Court to Hear Discrimination Case

Times Staff Writer

WASHINGTON -- The Supreme Court, taking up an appeal from the California Medical Board, agreed Monday to decide whether state agencies are shielded from being sued under the federal law that bars discrimination against people with disabilities.

Since 1996, the high court has handed down a series of rulings that say the states as “sovereign entities” cannot be sued under various federal antidiscrimination laws.

Two years ago, the court, by a 5-4 vote, said disabled workers cannot sue the states that employ them under the Americans With Disabilities Act.

The new case tests whether that same rule of immunity applies when the state is accused of discriminating against the disabled in providing public services.


In the past, federal antidiscrimination laws have forced state colleges, libraries, courts and other public entities to make their buildings accessible to those in wheelchairs.

But the justices took up a rather unusual claim to resolve the broad issue of a state’s immunity from being sued.

Dr. Michael J. Hason was turned down for a medical license by the California Medical Board in 1995 on the grounds that he was mentally ill and had a history of severe depression and drug dependency.

Hason sued the board on his own behalf, alleging that he was a victim of discrimination because of his mental illness.

The state’s lawyers said the suit should be thrown out because it did not provide a general public service, akin to a library. Moreover, the state had a “sovereign immunity” from such suits, they said.

“This involves the right and duty of the state to regulate the licensing of physicians for the public safety,” said Joel A. Davis, a deputy state attorney general in Los Angeles. “The federal courts should not be deciding who becomes a doctor or a surgeon.”

The U.S. 9th Circuit Court of Appeals refused to dismiss the lawsuit. In the end, Hason may not be able to show he was a “qualified individual with a disability” who suffered unfair discrimination, the appeals court said. But the state is not immune from all such suits, it concluded.

Atty. Gen. Bill Lockyer appealed to the Supreme Court.


In taking the case, the justices said they would not focus on the special status of the state medical board, but instead would decide the broad question of whether all state agencies are shielded from being sued by disabled persons who say they were denied fair treatment or equal benefits in the “services, programs or activities” of a state agency.

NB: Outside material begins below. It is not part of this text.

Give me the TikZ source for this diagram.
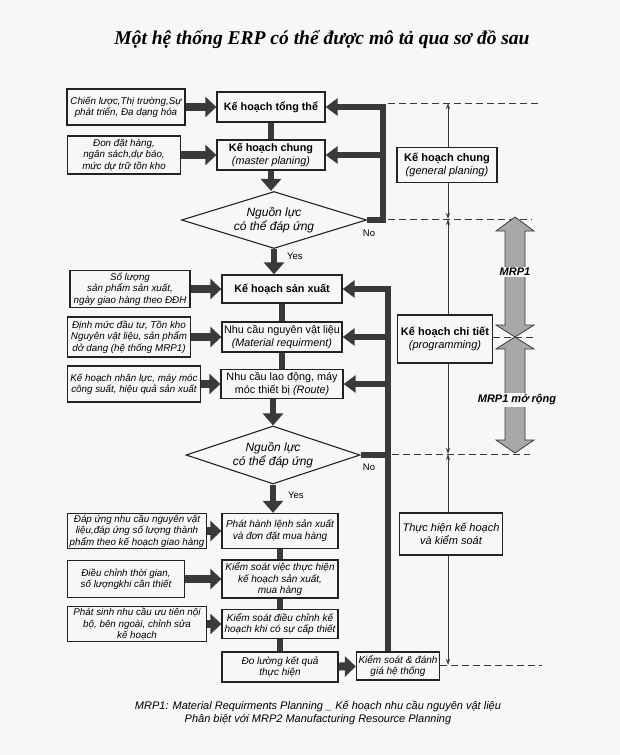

This case does not affect local governments or school districts, however. The doctrine of “state sovereign immunity” shields agencies that are part of state government, but not county or municipal governments.

The case of California Medical Board vs. Hason is due to be argued early next year.

In other cases:


Campaign contributions: The court said it would decide whether nonprofit advocacy groups that are incorporated have a free-speech right to contribute to the campaign of federal office seekers.

In this case, the Bush administration finds itself in the awkward spot of challenging North Carolina Right to Life, an anti-abortion group.

Since 1907, federal law has barred corporations from funding campaigns. Federal Elections Commission regulations make no exception for nonprofit groups that are incorporated.

But the U.S. Court of Appeals in Richmond, Va., sided with the antiabortion group, which challenged the restriction as unconstitutional.


Solicitor General Theodore B. Olson, representing the government and the election commission, urged the high court to uphold the existing law (FEC vs. Beaumont). This dispute, however, predates the pending challenge to the new McCain-Feingold campaign finance law, which may reach the court early next year.

Bad lawyering: In a Maryland case, the court agreed to decide whether a defense lawyer’s failure to investigate his client’s case calls for overturning a conviction and death sentence.

The justices have been split on what to do about bad lawyers whose errors can doom their clients to death. This case, Wiggins vs. Corcoran, calls for setting a clear rule.

Corneas: The court refused to block a lawsuit against the Los Angeles County coroner’s office for having removed the corneas of children without obtaining their parents’ permission.


An earlier state law had allowed this practice when no objection was raised. A new law requires consent in advance.